-- Written task --
Copy the data precisely, character for character, and leave out every picture.

-- Provided data --
╭──

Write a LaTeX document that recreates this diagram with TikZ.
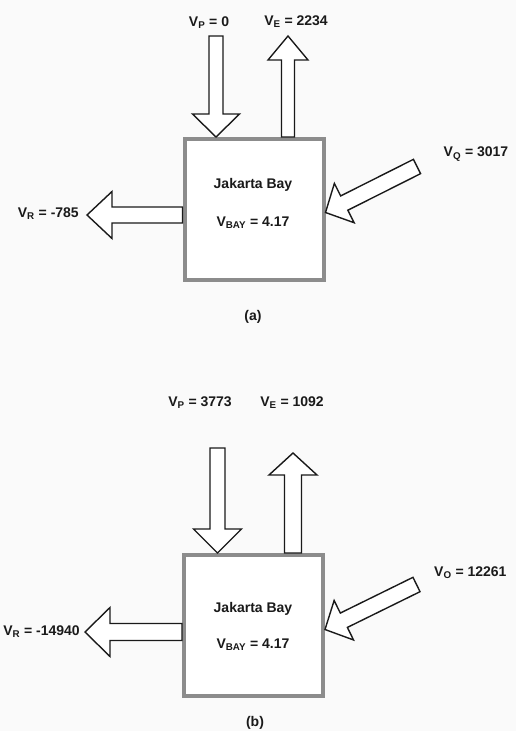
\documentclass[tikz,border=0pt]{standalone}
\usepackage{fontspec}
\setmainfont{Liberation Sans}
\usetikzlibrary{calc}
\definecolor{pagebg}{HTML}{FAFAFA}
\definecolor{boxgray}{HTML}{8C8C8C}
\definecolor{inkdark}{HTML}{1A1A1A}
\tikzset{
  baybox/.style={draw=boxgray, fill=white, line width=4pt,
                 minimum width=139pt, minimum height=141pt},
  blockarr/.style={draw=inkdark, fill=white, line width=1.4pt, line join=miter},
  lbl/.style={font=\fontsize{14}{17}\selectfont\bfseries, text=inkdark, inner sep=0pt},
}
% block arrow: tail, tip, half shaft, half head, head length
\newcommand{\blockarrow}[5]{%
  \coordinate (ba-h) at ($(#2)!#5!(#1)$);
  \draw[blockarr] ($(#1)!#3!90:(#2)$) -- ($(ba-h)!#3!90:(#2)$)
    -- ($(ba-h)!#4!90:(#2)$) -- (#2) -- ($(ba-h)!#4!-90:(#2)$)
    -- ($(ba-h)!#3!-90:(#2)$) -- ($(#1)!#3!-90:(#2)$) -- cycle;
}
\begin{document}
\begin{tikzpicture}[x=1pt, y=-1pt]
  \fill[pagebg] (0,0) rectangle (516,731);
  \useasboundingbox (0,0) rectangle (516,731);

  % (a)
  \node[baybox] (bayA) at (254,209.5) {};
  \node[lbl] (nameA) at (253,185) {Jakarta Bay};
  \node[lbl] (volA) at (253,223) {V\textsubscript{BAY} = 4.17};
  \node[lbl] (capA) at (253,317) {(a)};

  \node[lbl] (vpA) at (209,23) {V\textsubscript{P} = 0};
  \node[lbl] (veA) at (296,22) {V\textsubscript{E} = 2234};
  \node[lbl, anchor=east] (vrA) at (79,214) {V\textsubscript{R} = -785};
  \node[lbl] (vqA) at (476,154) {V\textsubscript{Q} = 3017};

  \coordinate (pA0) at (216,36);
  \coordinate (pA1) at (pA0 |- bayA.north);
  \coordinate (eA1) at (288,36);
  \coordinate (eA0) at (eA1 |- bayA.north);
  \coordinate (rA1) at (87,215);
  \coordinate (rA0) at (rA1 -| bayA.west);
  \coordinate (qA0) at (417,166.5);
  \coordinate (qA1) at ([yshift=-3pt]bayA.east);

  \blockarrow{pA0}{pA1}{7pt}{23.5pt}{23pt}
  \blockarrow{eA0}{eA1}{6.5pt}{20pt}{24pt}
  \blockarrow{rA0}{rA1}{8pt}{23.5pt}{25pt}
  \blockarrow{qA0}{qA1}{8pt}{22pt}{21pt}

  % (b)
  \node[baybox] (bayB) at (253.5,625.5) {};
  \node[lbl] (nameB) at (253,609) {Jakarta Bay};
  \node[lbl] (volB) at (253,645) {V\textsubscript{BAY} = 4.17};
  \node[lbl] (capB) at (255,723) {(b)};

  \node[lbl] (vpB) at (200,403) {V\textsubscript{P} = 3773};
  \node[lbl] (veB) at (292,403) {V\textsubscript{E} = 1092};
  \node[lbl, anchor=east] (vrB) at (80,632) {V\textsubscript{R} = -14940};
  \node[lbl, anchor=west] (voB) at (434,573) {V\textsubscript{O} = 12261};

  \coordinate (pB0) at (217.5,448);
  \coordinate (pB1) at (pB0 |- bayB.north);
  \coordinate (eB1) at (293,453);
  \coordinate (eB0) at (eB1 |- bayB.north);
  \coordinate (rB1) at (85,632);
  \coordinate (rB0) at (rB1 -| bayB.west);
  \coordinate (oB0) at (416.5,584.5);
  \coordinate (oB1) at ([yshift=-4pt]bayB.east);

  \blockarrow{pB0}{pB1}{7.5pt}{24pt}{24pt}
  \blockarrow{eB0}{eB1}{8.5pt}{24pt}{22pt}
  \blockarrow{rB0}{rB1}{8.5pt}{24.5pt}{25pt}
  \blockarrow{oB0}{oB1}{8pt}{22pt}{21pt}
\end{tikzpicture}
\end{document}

╰──

-- Final result --
Write a LaTeX document that recreates this diagram with TikZ.
\documentclass[tikz,border=0pt]{standalone}
\usepackage{fontspec}
\setmainfont{Liberation Sans}
\usetikzlibrary{calc}
\definecolor{pagebg}{HTML}{FAFAFA}
\definecolor{boxgray}{HTML}{8C8C8C}
\definecolor{inkdark}{HTML}{1A1A1A}
\tikzset{
  baybox/.style={draw=boxgray, fill=white, line width=4pt,
                 minimum width=139pt, minimum height=141pt},
  blockarr/.style={draw=inkdark, fill=white, line width=1.4pt, line join=miter},
  lbl/.style={font=\fontsize{14}{17}\selectfont\bfseries, text=inkdark, inner sep=0pt},
}
% block arrow: tail, tip, half shaft, half head, head length
\newcommand{\blockarrow}[5]{%
  \coordinate (ba-h) at ($(#2)!#5!(#1)$);
  \draw[blockarr] ($(#1)!#3!90:(#2)$) -- ($(ba-h)!#3!90:(#2)$)
    -- ($(ba-h)!#4!90:(#2)$) -- (#2) -- ($(ba-h)!#4!-90:(#2)$)
    -- ($(ba-h)!#3!-90:(#2)$) -- ($(#1)!#3!-90:(#2)$) -- cycle;
}
\begin{document}
\begin{tikzpicture}[x=1pt, y=-1pt]
  \fill[pagebg] (0,0) rectangle (516,731);
  \useasboundingbox (0,0) rectangle (516,731);

  % (a)
  \node[baybox] (bayA) at (254,209.5) {};
  \node[lbl] (nameA) at (253,185) {Jakarta Bay};
  \node[lbl] (volA) at (253,223) {V\textsubscript{BAY} = 4.17};
  \node[lbl] (capA) at (253,317) {(a)};

  \node[lbl] (vpA) at (209,23) {V\textsubscript{P} = 0};
  \node[lbl] (veA) at (296,22) {V\textsubscript{E} = 2234};
  \node[lbl, anchor=east] (vrA) at (79,214) {V\textsubscript{R} = -785};
  \node[lbl] (vqA) at (476,154) {V\textsubscript{Q} = 3017};

  \coordinate (pA0) at (216,36);
  \coordinate (pA1) at (pA0 |- bayA.north);
  \coordinate (eA1) at (288,36);
  \coordinate (eA0) at (eA1 |- bayA.north);
  \coordinate (rA1) at (87,215);
  \coordinate (rA0) at (rA1 -| bayA.west);
  \coordinate (qA0) at (417,166.5);
  \coordinate (qA1) at ([yshift=-3pt]bayA.east);

  \blockarrow{pA0}{pA1}{7pt}{23.5pt}{23pt}
  \blockarrow{eA0}{eA1}{6.5pt}{20pt}{24pt}
  \blockarrow{rA0}{rA1}{8pt}{23.5pt}{25pt}
  \blockarrow{qA0}{qA1}{8pt}{22pt}{21pt}

  % (b)
  \node[baybox] (bayB) at (253.5,625.5) {};
  \node[lbl] (nameB) at (253,609) {Jakarta Bay};
  \node[lbl] (volB) at (253,645) {V\textsubscript{BAY} = 4.17};
  \node[lbl] (capB) at (255,723) {(b)};

  \node[lbl] (vpB) at (200,403) {V\textsubscript{P} = 3773};
  \node[lbl] (veB) at (292,403) {V\textsubscript{E} = 1092};
  \node[lbl, anchor=east] (vrB) at (80,632) {V\textsubscript{R} = -14940};
  \node[lbl, anchor=west] (voB) at (434,573) {V\textsubscript{O} = 12261};

  \coordinate (pB0) at (217.5,448);
  \coordinate (pB1) at (pB0 |- bayB.north);
  \coordinate (eB1) at (293,453);
  \coordinate (eB0) at (eB1 |- bayB.north);
  \coordinate (rB1) at (85,632);
  \coordinate (rB0) at (rB1 -| bayB.west);
  \coordinate (oB0) at (416.5,584.5);
  \coordinate (oB1) at ([yshift=-4pt]bayB.east);

  \blockarrow{pB0}{pB1}{7.5pt}{24pt}{24pt}
  \blockarrow{eB0}{eB1}{8.5pt}{24pt}{22pt}
  \blockarrow{rB0}{rB1}{8.5pt}{24.5pt}{25pt}
  \blockarrow{oB0}{oB1}{8pt}{22pt}{21pt}
\end{tikzpicture}
\end{document}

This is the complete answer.